#### DATASET EXCERPT

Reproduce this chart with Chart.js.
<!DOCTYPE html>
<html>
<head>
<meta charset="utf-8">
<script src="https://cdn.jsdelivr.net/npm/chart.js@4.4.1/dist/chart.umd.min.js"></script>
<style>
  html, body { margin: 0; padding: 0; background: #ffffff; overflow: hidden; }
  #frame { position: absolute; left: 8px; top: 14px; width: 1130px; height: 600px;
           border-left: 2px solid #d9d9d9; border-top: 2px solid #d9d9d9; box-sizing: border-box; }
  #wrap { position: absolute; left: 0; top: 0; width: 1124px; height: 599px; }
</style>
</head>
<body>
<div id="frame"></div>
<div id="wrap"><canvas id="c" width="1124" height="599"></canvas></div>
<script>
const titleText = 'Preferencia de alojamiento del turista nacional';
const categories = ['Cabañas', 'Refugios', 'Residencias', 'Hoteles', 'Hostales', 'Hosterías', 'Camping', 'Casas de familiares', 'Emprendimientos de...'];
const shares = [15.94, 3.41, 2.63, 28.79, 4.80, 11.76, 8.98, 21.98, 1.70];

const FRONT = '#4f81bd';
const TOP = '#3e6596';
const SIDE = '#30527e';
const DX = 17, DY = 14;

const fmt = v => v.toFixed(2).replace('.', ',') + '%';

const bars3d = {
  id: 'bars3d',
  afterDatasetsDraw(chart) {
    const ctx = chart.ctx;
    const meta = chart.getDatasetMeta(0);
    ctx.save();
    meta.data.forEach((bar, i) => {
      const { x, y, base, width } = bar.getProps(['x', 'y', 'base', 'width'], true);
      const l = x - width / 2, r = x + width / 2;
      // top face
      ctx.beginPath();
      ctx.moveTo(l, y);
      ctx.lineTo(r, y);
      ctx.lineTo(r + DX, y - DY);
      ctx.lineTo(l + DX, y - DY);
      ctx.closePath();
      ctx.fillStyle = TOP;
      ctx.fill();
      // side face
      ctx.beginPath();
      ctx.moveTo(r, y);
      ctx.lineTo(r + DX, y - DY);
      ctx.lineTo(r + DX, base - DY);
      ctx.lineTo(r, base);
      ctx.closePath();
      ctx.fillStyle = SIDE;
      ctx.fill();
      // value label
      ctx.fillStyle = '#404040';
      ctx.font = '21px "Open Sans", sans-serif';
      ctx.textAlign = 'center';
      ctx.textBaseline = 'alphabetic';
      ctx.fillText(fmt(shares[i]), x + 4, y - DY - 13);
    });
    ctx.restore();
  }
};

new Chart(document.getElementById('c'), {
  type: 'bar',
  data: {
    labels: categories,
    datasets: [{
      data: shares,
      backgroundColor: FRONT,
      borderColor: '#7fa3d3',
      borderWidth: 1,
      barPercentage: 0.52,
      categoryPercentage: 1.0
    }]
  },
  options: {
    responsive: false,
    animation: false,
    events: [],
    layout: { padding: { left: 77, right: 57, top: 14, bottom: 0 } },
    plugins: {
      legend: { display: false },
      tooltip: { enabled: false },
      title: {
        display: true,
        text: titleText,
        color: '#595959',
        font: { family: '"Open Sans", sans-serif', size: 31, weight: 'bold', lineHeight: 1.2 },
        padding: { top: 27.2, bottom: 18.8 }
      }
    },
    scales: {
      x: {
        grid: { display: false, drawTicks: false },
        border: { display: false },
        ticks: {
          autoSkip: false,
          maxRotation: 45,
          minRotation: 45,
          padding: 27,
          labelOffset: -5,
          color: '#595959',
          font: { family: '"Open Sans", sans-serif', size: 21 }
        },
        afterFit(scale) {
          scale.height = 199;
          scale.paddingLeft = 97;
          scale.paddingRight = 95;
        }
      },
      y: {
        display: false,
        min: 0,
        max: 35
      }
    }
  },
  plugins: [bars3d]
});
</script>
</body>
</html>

#### WORK REQUIRED
Output the lines above verbatim and in full.

#### EXERCISE RESPONSE
Reproduce this chart with Chart.js.
<!DOCTYPE html>
<html>
<head>
<meta charset="utf-8">
<script src="https://cdn.jsdelivr.net/npm/chart.js@4.4.1/dist/chart.umd.min.js"></script>
<style>
  html, body { margin: 0; padding: 0; background: #ffffff; overflow: hidden; }
  #frame { position: absolute; left: 8px; top: 14px; width: 1130px; height: 600px;
           border-left: 2px solid #d9d9d9; border-top: 2px solid #d9d9d9; box-sizing: border-box; }
  #wrap { position: absolute; left: 0; top: 0; width: 1124px; height: 599px; }
</style>
</head>
<body>
<div id="frame"></div>
<div id="wrap"><canvas id="c" width="1124" height="599"></canvas></div>
<script>
const titleText = 'Preferencia de alojamiento del turista nacional';
const categories = ['Cabañas', 'Refugios', 'Residencias', 'Hoteles', 'Hostales', 'Hosterías', 'Camping', 'Casas de familiares', 'Emprendimientos de...'];
const shares = [15.94, 3.41, 2.63, 28.79, 4.80, 11.76, 8.98, 21.98, 1.70];

const FRONT = '#4f81bd';
const TOP = '#3e6596';
const SIDE = '#30527e';
const DX = 17, DY = 14;

const fmt = v => v.toFixed(2).replace('.', ',') + '%';

const bars3d = {
  id: 'bars3d',
  afterDatasetsDraw(chart) {
    const ctx = chart.ctx;
    const meta = chart.getDatasetMeta(0);
    ctx.save();
    meta.data.forEach((bar, i) => {
      const { x, y, base, width } = bar.getProps(['x', 'y', 'base', 'width'], true);
      const l = x - width / 2, r = x + width / 2;
      // top face
      ctx.beginPath();
      ctx.moveTo(l, y);
      ctx.lineTo(r, y);
      ctx.lineTo(r + DX, y - DY);
      ctx.lineTo(l + DX, y - DY);
      ctx.closePath();
      ctx.fillStyle = TOP;
      ctx.fill();
      // side face
      ctx.beginPath();
      ctx.moveTo(r, y);
      ctx.lineTo(r + DX, y - DY);
      ctx.lineTo(r + DX, base - DY);
      ctx.lineTo(r, base);
      ctx.closePath();
      ctx.fillStyle = SIDE;
      ctx.fill();
      // value label
      ctx.fillStyle = '#404040';
      ctx.font = '21px "Open Sans", sans-serif';
      ctx.textAlign = 'center';
      ctx.textBaseline = 'alphabetic';
      ctx.fillText(fmt(shares[i]), x + 4, y - DY - 13);
    });
    ctx.restore();
  }
};

new Chart(document.getElementById('c'), {
  type: 'bar',
  data: {
    labels: categories,
    datasets: [{
      data: shares,
      backgroundColor: FRONT,
      borderColor: '#7fa3d3',
      borderWidth: 1,
      barPercentage: 0.52,
      categoryPercentage: 1.0
    }]
  },
  options: {
    responsive: false,
    animation: false,
    events: [],
    layout: { padding: { left: 77, right: 57, top: 14, bottom: 0 } },
    plugins: {
      legend: { display: false },
      tooltip: { enabled: false },
      title: {
        display: true,
        text: titleText,
        color: '#595959',
        font: { family: '"Open Sans", sans-serif', size: 31, weight: 'bold', lineHeight: 1.2 },
        padding: { top: 27.2, bottom: 18.8 }
      }
    },
    scales: {
      x: {
        grid: { display: false, drawTicks: false },
        border: { display: false },
        ticks: {
          autoSkip: false,
          maxRotation: 45,
          minRotation: 45,
          padding: 27,
          labelOffset: -5,
          color: '#595959',
          font: { family: '"Open Sans", sans-serif', size: 21 }
        },
        afterFit(scale) {
          scale.height = 199;
          scale.paddingLeft = 97;
          scale.paddingRight = 95;
        }
      },
      y: {
        display: false,
        min: 0,
        max: 35
      }
    }
  },
  plugins: [bars3d]
});
</script>
</body>
</html>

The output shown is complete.